= Margarita Starkevičiūtė =

Lithuanian politician (born 1956)

Margarita Starkevičiūtė (born 1956) is a member of EU institutions' advisory boards on financial markets and the digital economy, external academic expert for European Parliamentary Research Services. In 2004-2009 she was a Member of the European Parliament (MEP) elected in Lithuania, ALDE political group, Economic and Monetary Affairs Committee, Budget Committee, Budgetary Control Committee, Temporary committee on policy challenges and budgetary means of the enlarged Union 2007-2013, Delegation for relations with Japan, Delegation for relations with Australia and New Zealand, Delegation for relations with Iran.
PhD in socials science (economics) from Vilnius University (Lithuania),“Strategy of Long-Term Economic Growth in Transition and its Implementation in Lithuania”. The subject of research is the growth and strategy of economic policy.
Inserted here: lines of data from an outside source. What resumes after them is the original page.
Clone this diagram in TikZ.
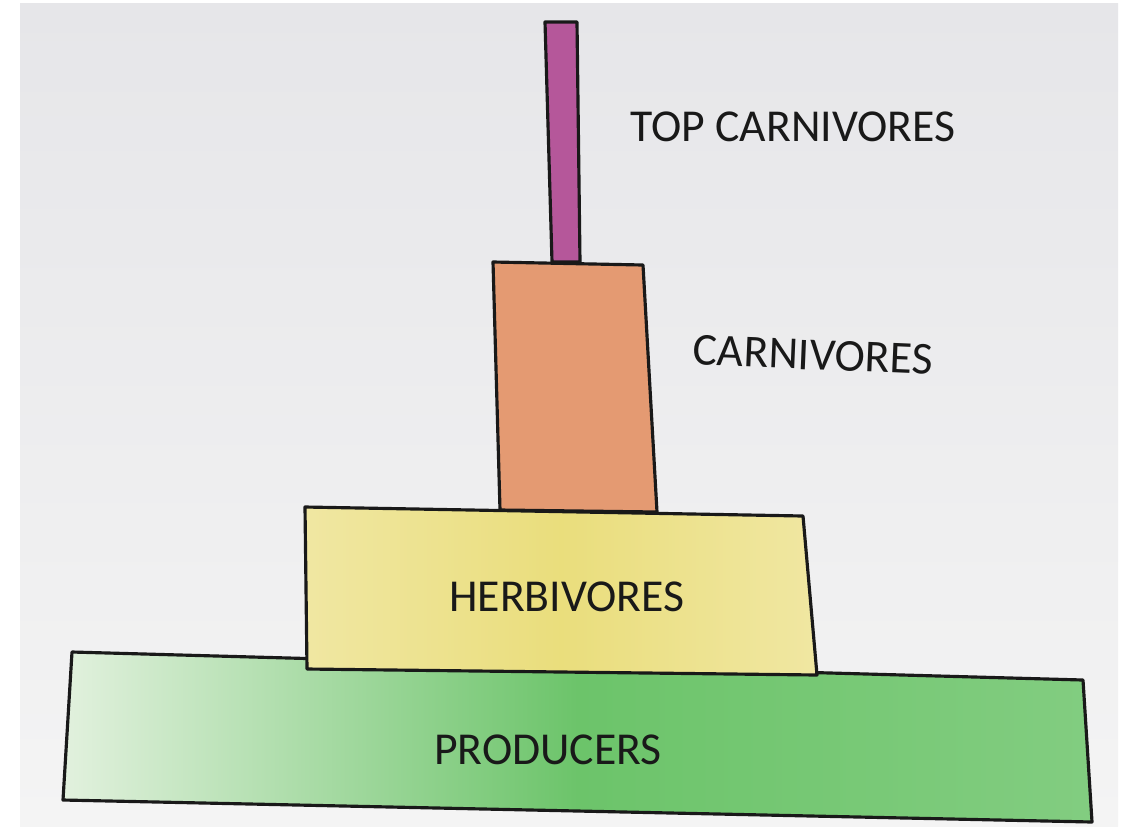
\documentclass[tikz,border=0pt]{standalone}
\usepackage{fontspec}
\setmainfont{Carlito}
\usetikzlibrary{positioning}
\definecolor{paperhi}{HTML}{E6E6E9}
\definecolor{paperlo}{HTML}{F4F4F4}
\definecolor{topcol}{HTML}{B5579A}
\definecolor{carncol}{HTML}{E49A72}
\definecolor{herbcol}{HTML}{F0E7A2}
\definecolor{herbdark}{HTML}{E2D24E}
\definecolor{prodlight}{HTML}{E2F1DE}
\definecolor{prodcol}{HTML}{6CC46A}

\begin{document}
\begin{tikzpicture}[
    x=0.02cm, y=-0.02cm,
    bar/.style={draw=black!90, line width=1.8pt, line join=round},
    lbl/.style={font=\fontsize{26}{30}\selectfont, text=black!90, inner sep=0pt}
]
    \useasboundingbox (0,0) rectangle (1125,826);
    \fill[white] (0,0) rectangle (1125,826);
    \shade[top color=paperhi, bottom color=paperlo] (20,3) rectangle (1118,826);

    % producers
    \shade[bar, left color=prodlight, right color=prodcol!85, middle color=prodcol]
        (72,652) -- (1083,680) -- (1092,822) -- (63,800) -- cycle;
    % herbivores
    \shade[bar, left color=herbcol, right color=herbcol, middle color=herbdark!45!herbcol]
        (305,507) -- (803,516) -- (817,675) -- (307,669) -- cycle;
    % carnivores
    \fill[bar, fill=carncol] (493,262) -- (643,265) -- (657,512) -- (500,510) -- cycle;
    % top carnivores
    \fill[bar, fill=topcol] (545,22) -- (577,22) -- (580,262) -- (552,262) -- cycle;

    \node[lbl] (topcarn) at (793,127) {TOP CARNIVORES};
    \node[lbl, rotate=-2.4] (carn) at (813,355) {CARNIVORES};
    \node[lbl] (herb) at (567,597) {HERBIVORES};
    \node[lbl] (prod) at (548,750) {PRODUCERS};
\end{tikzpicture}
\end{document}
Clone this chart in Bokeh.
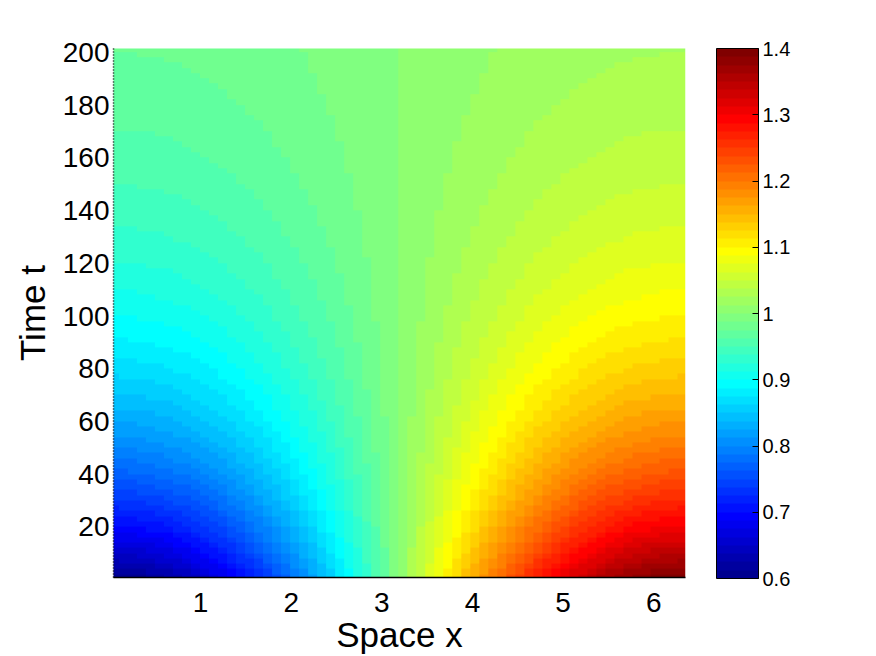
import numpy as np
from bokeh.plotting import figure
from bokeh.models import (LinearColorMapper, ColorBar, FixedTicker,
                          CustomJSTickFormatter, Range1d)
from bokeh.embed import file_html
from bokeh.resources import INLINE

# ---------------- data ----------------
x_ticks = [1, 2, 3, 4, 5, 6]
t_ticks = [20, 40, 60, 80, 100, 120, 140, 160, 180, 200]
cbar_ticks = [0.6, 0.7, 0.8, 0.9, 1.0, 1.1, 1.2, 1.3, 1.4]

# value of u along the bottom row (t ~ 0), 64 equal columns across x in [0, 2*pi]
u_start = [0.6001, 0.6011, 0.6030, 0.6059, 0.6097, 0.6145, 0.6202, 0.6268,
           0.6343, 0.6427, 0.6520, 0.6621, 0.6730, 0.6847, 0.6971, 0.7103,
           0.7242, 0.7387, 0.7539, 0.7697, 0.7860, 0.8028, 0.8202, 0.8379,
           0.8560, 0.8745, 0.8933, 0.9124, 0.9316, 0.9510, 0.9706, 0.9902,
           1.0098, 1.0294, 1.0490, 1.0684, 1.0876, 1.1067, 1.1255, 1.1440,
           1.1621, 1.1798, 1.1972, 1.2140, 1.2303, 1.2461, 1.2613, 1.2758,
           1.2897, 1.3029, 1.3153, 1.3270, 1.3379, 1.3480, 1.3573, 1.3657,
           1.3732, 1.3798, 1.3855, 1.3903, 1.3941, 1.3970, 1.3989, 1.3999]

# share of the initial deviation from 1 that is left, rows every 2 time units (t = 1, 3, ..., 201)
remaining = [0.9862, 0.9593, 0.9330, 0.9075, 0.8827, 0.8586, 0.8351, 0.8123, 0.7900, 0.7684,
             0.7474, 0.7270, 0.7071, 0.6878, 0.6690, 0.6507, 0.6329, 0.6156, 0.5987, 0.5824,
             0.5664, 0.5510, 0.5359, 0.5212, 0.5070,
             0.4931, 0.4796, 0.4665, 0.4538, 0.4414, 0.4293, 0.4176, 0.4061, 0.3950, 0.3842,
             0.3737, 0.3635, 0.3536, 0.3439, 0.3345, 0.3253, 0.3164, 0.3078, 0.2994, 0.2912,
             0.2832, 0.2755, 0.2680, 0.2606, 0.2535,
             0.2466, 0.2398, 0.2333, 0.2269, 0.2207, 0.2146, 0.2088, 0.2031, 0.1975, 0.1921,
             0.1869, 0.1817, 0.1768, 0.1719, 0.1672, 0.1627, 0.1582, 0.1539, 0.1497, 0.1456,
             0.1416, 0.1377, 0.1340, 0.1303, 0.1267,
             0.1233, 0.1199, 0.1166, 0.1134, 0.1103, 0.1073, 0.1044, 0.1015, 0.0988, 0.0961,
             0.0934, 0.0909, 0.0884, 0.0860, 0.0836, 0.0813, 0.0791, 0.0770, 0.0748, 0.0728,
             0.0708, 0.0689, 0.0670, 0.0652, 0.0634,
             0.0616]

field = 1.0 + np.outer(np.array(remaining), np.array(u_start) - 1.0)


# ---------------- MATLAB jet(64) palette ----------------
def jet(m=64):
    n = int(np.ceil(m / 4))
    u = np.concatenate([np.arange(1, n + 1) / n, np.ones(n - 1), np.arange(n, 0, -1) / n])
    g = int(np.ceil(n / 2)) - (1 if m % 4 == 1 else 0) + np.arange(1, len(u) + 1)
    r = g + n
    b = g - n
    J = np.zeros((m, 3))
    k = r <= m
    J[r[k] - 1, 0] = u[k]
    k = g <= m
    J[g[k] - 1, 1] = u[k]
    k = b >= 1
    J[b[k] - 1, 2] = u[k]
    return ['#%02x%02x%02x' % tuple(int(round(c * 255)) for c in row) for row in J]


palette = jet(64)
mapper = LinearColorMapper(palette=palette, low=0.6, high=1.4)

FONT = "Liberation Sans"

p = figure(frame_width=572, frame_height=529,
           x_range=Range1d(0.04, 6.35), y_range=Range1d(0.8, 201.5),
           output_backend="svg", toolbar_location=None,
           min_border_left=113, min_border_top=48,
           min_border_bottom=10, min_border_right=60)

p.image(image=[field], x=0, y=0, dw=6.35, dh=202, color_mapper=mapper)

p.outline_line_color = None
p.grid.visible = False
p.background_fill_color = "white"
p.border_fill_color = "white"

# x axis
p.xaxis.ticker = FixedTicker(ticks=x_ticks)
p.xaxis.axis_line_color = "black"
p.xaxis.axis_line_width = 1.5
p.xaxis.major_tick_line_color = None
p.xaxis.major_tick_out = 0
p.xaxis.major_tick_in = 0
p.xaxis.minor_tick_line_color = None
p.xaxis.major_label_text_font = FONT
p.xaxis.major_label_text_font_size = "28px"
p.xaxis.major_label_text_color = "black"
p.xaxis.major_label_standoff = 15
p.xaxis.axis_label = "Space x"
p.xaxis.axis_label_text_font = FONT
p.xaxis.axis_label_text_font_size = "35px"
p.xaxis.axis_label_text_font_style = "normal"
p.xaxis.axis_label_text_color = "black"
p.xaxis.axis_label_standoff = 0

# y axis
p.yaxis.ticker = FixedTicker(ticks=t_ticks)
p.yaxis.axis_line_color = "black"
p.yaxis.axis_line_width = 1.5
p.yaxis.axis_line_dash = "1 2"
p.yaxis.major_tick_line_color = None
p.yaxis.major_tick_out = 0
p.yaxis.major_tick_in = 0
p.yaxis.minor_tick_line_color = None
p.yaxis.major_label_text_font = FONT
p.yaxis.major_label_text_font_size = "28px"
p.yaxis.major_label_text_color = "black"
p.yaxis.major_label_standoff = 4
p.yaxis.axis_label = "Time t"
p.yaxis.axis_label_text_font = FONT
p.yaxis.axis_label_text_font_size = "35px"
p.yaxis.axis_label_text_font_style = "normal"
p.yaxis.axis_label_text_color = "black"
p.yaxis.axis_label_standoff = 8

cb = ColorBar(color_mapper=mapper,
              ticker=FixedTicker(ticks=cbar_ticks),
              formatter=CustomJSTickFormatter(code="return tick.toFixed(1).replace(/\\.0$/, '');"),
              width=42, height=530, padding=0, margin=0, location=(31, -1),
              bar_line_color="black", bar_line_width=1,
              major_tick_line_color="black", major_tick_in=6, major_tick_out=0,
              minor_tick_line_color=None,
              major_label_text_font=FONT, major_label_text_font_size="20px",
              major_label_text_color="black", label_standoff=4,
              background_fill_alpha=0)
p.add_layout(cb, "right")

open("out.html", "w").write(file_html(p, INLINE))
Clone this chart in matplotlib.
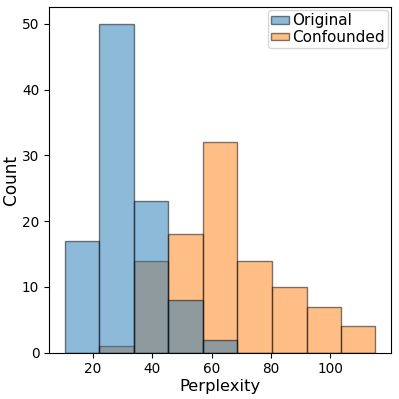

The aim is to evaluate the development of the economy in transition and applying modern growth model, to define the determinants and sources of long-term economic growth and to outline government economic policy strategy facilitating the growth of an economy.
1996-2004 and 2009-2014 was a lecturer, Associate Professor and researcher at Vilnius University.
1994–2001, a Head of Market Analysis Group, financial markets in Lithuania.
1978–1994, an economist and advisor for foreign relations, different Lithuania's public institutions and Ministries.
Graduated in 1978 from Vilnius University with the degree in economics.